Hanno distrutto plafoniere, divelto termosifoni, spaccato impianti di videosorveglianza, utilizzando i bastoni delle scope come mazze e le brandine come scudi. Hanno bruciato materassi, mucchi di carta, strappato l'impianto elettrico, cercato di prendere in ostaggio alcuni agenti della polizia penitenziaria. E sono saliti sui tetti del terzo e del quinto piano dopo aver bucato le botole. Chiedendo a gran voce solo e sempre una cosa: l'indulto. Senza alcuna intenzione di mediare non solo di fronte ai magistrati Alberto Nobili e al collega Gaetano Ruta, ma nemmeno alla presenza del presidente del tribunale di sorveglianza Giovanna Di Rosa e del provveditore regionale Pietro Buffa.
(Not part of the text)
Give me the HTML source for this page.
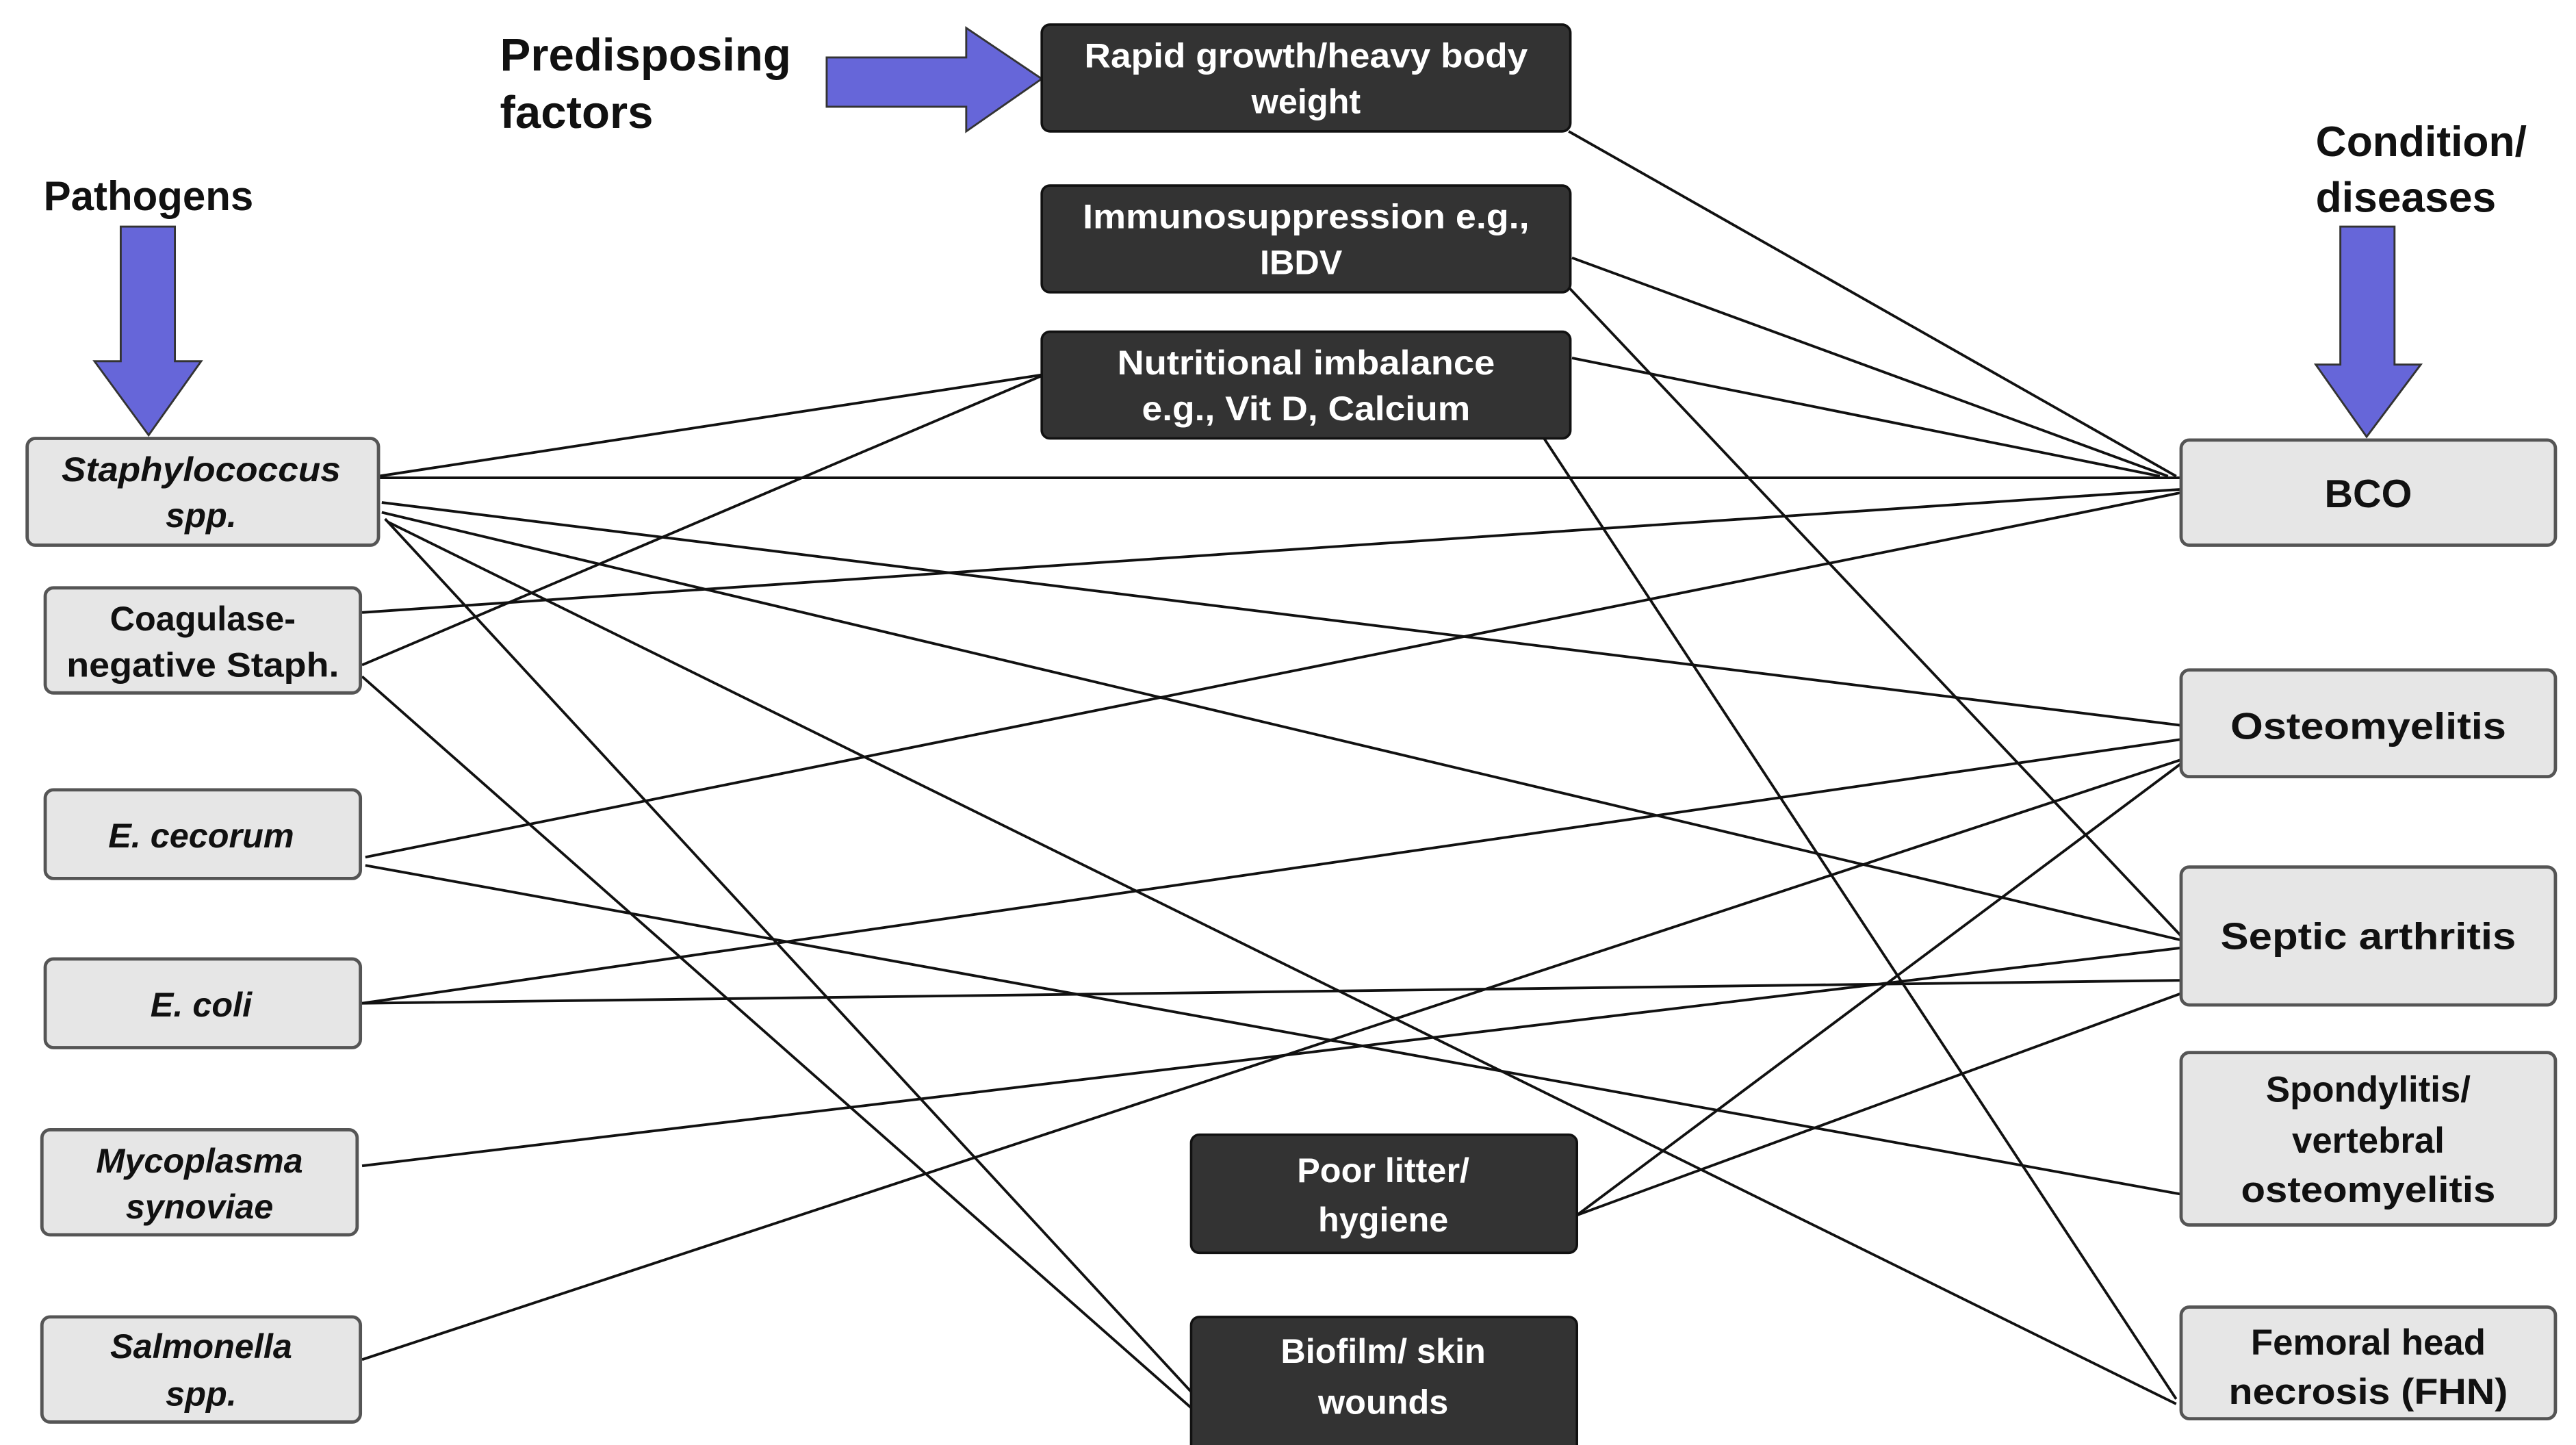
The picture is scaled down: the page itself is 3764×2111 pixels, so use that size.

Il coronavirus?
«Qui a San Vittore, come nel resto d'Italia, la sospensione dei colloqui per l'infezione è stata solo un pretesto per cominciare a spaccare ogni cosa, mettere a ferro e fuoco gli ambulatori e saccheggiare il metadone» spiega il personale della polizia penitenziaria del carcere nel centro di Milano dopo essere riuscito a contenere una rivolta selvaggia che altrove avrebbe fatto morti sicuri.
Iniziata poco dopo le 8 del mattino non in un reparto sovraffollato, bensì (e questo è probabilmente il fatto più grave) in quello «modello», a custodia attenuata, la «Nave» - una zona dove le celle sono aperte 12 ore al giorno, creata diciotto anni fa per chi soffre di forme di dipendenza ma ha scelto di seguire la strade del recupero, - la protesta è andata avanti tra alti e bassi fino alle 17.30.
Il tam tam - fomentato da «la Nave» ma poi diffusosi in tutta la casa circondariale - ha coinvolto, nell'arco della giornata, circa 900 detenuti su tutti i piani, praticamente la totalità della popolazione carceraria maschile (le donne sono poco più di un centinaio), per tre quarti extracomunitari. Dopo essere saliti sui tetti, i detenuti hanno bruciato lenzuola, carta, buttandoli giù, in strada. «Ma alcuni di loro sono scesi in fretta perché, per la foga, si sono sentiti male» spiega, tra le lacrime, una delle tante volontarie evacuate dal carcere subito dopo l'inizio delle proteste.
In overdose da metadone tre nordafricani, alla fine della rivolta, sono stati portati in ospedale per essere soccorsi; tutti gli altri, dopo essere stati faticosamente chiusi dietro i cancelli di quelle sezioni di cui in mattinata avevano rubato le chiavi, hanno continuato a gridare incessantemente tutta la notte. Un «contributo» al caos ieri hanno voluto darlo anche una ventina di anarchici. Che per appoggiare la protesta dei detenuti, sono arrivati nel primo pomeriggio davanti a San Vittore e dopo aver bloccato il passaggio di un pullman della penitenziaria, si sono scontrati con i poliziotti in tenuta antisommossa schierati davanti all'ingresso principale del carcere. Gli agenti hanno chiesto loro di spostarsi e al rifiuto è scattata la carica durata però solo pochi secondi.
Nelle celle è stata cavalcato il malumore e la protesta che da tempo dilaga in tutte le carceri italiane. Approfittando dell'incertezza dei tempi del resto del mondo, quello fuori dal carcere, che in poche settimane, a causa di questa nuova «peste», sono cambiati in maniera radicale, diventando timorosi e incerti. La polizia penitenziaria è concorde su questo elemento fondamentale: lo smarrimento e le restrizioni dovute al coronavirus hanno fatto semplicemente da innesco alla protesta di ieri.
«Siamo stati fortunati ma anche bravi, oltre che all'interno, molti di noi hanno stazionato a lungo anche davanti al muro intercinta, ci siamo coordinati in maniera lucida - conclude una guardia penitenziaria stremata ieri sera all'uscita dal carcere -. Non ci sono stati feriti e questo lo dobbiamo anche all'aiuto della polizia e dei carabinieri, ma anche ai rinforzi mandati dal provveditorato».